Interpreting weak effects in large studies: is dementia associated with proximity to roads?

An Ontario study investigating the risk of dementia associated with living near major highways has been getting press attention from around the world recently.  The results report that living near a major highway is responsible for a 7% increase in risk of dementia, a fairly small effect compared to many epidemiological studies.  As an academic with a healthy dose of natural skepticism (bordering on an unhealthy dose of cynicism) I was immediately doubtful of the authors’ research findings, so I read the abstract and skimmed the paper.  I saw some study design weaknesses that when combined with the small effect size, suggest that the results should be interpreted with great caution, and reported with considerable qualification.  I will briefly comment one specific problem I see with the research, though there are several worth consideration.

What’s the problem?

The study design is a retrospective cohort, and very large; for this particular part of the study, there were over 2 million persons involved.  Large study sizes have some important advantages; for example, they mean results are likely to be more generalizable to the population as a whole. They also have more power to detect weak (though ‘statistically significant’) effects.  As I’ve noted other times on my blog, large data are better at detecting all effects–true and false.  For this reason, big data research has to be as rigorous as possible–one small systematic error can be enough to greatly affect the interpretation of the data, particularly when effects are small.

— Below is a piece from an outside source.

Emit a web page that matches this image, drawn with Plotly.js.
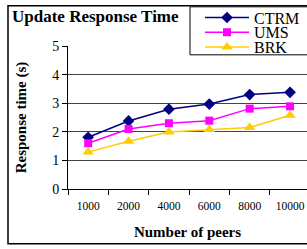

In this study, one important methodological shortcoming should cast some doubt on the observations the researchers make.  Specifically, the authors have not properly controlled for the confounding effect of income.

There is evidence that dementia has an association with income [1,2], and evidence that lower income is associated with living closer to major highways [3].  If the effect of income were not taken into account in this research, it could bias any association between dementia and living near a road–‘confounding’ our interpretation of the effect of interest.  In this particular case, the likely confounding is to produce a positive bias in the effect of interest, making the relationship between living near a busy highway and dementia seem stronger than it actually is.

To control for this, the authors did not use subject income, but rather, used neighbourhood income from the Canadian 2001 census.  Neighbourhood income is an imprecise measure of individual income, and therefore does not fully resolve the confounding problem.  Indeed, what remains is residual confounding, the effect of which is (in this situation) a probable bias in the estimated association between dementia and living near a busy highway.  This is true even if the error in neighbourhood income is random.  How much of a bias is unclear, but given the small size of the detected effect, could easily undermine the main conclusion of the paper.  You can see a simple example of this effect in this Google Sheet I prepared.

The media’s role

In spite of this, the research is probably still publication worthy.  The fundamental science is not unreasonable–which is to say, there is a plausible biological explanation for how exposure to air pollution could result in some effect on human systems–including the brain.  Furthermore, this study is building on other research in this area [4].  However, the modest observed effect combined with the methodological shortcomings (specifically residual confounding of income) require a high degree of qualification on the part of the authors, as well as the media writing about it

Unfortunately, once research like this gets reported in the media (and pumped by the PR staff at the journal and the affiliated universities), qualifications are often lost–especially in newspaper headlines.  As of today (January 6, 2017), here are some headline examples:

ex6 ex5 ex4 ex3 ex2 ex1

Perhaps most readers will be thoughtfully suspicious about the results of this research, or follow up with a critical analysis of the original article, but I doubt it.  It is quite likely that many people will file these headlines into their memories as evidence of something substantive–perhaps that highways are causing dementia, or that academics have a nefarious agenda to attack motor-vehicle culture.  In either case, promoting this particular study as an important contribution to our understanding of the environmental risk factors for dementia is problematic since it lacks the rigour to justify influencing public assessments of risk or our understanding of the world.

My conclusion

The apparently biggest strength of the study (the size of the cohort) is part of the problem, since it is the study size that makes the result seem important. Ceteris paribus, a large study with small biases is more likely to produce small but ‘statistically significant’ false effects than a small study with small biases.  For this reason, I think it is often good practice to interpret effect size and study size together, and that one should be especially suspicious of large studies with small apparent effects.  Large studies with methodological flaws are becoming more common in this era of big data, which means that researchers, policy makers and the public need to be more vigilant than ever, and take great care in their interpretation of findings.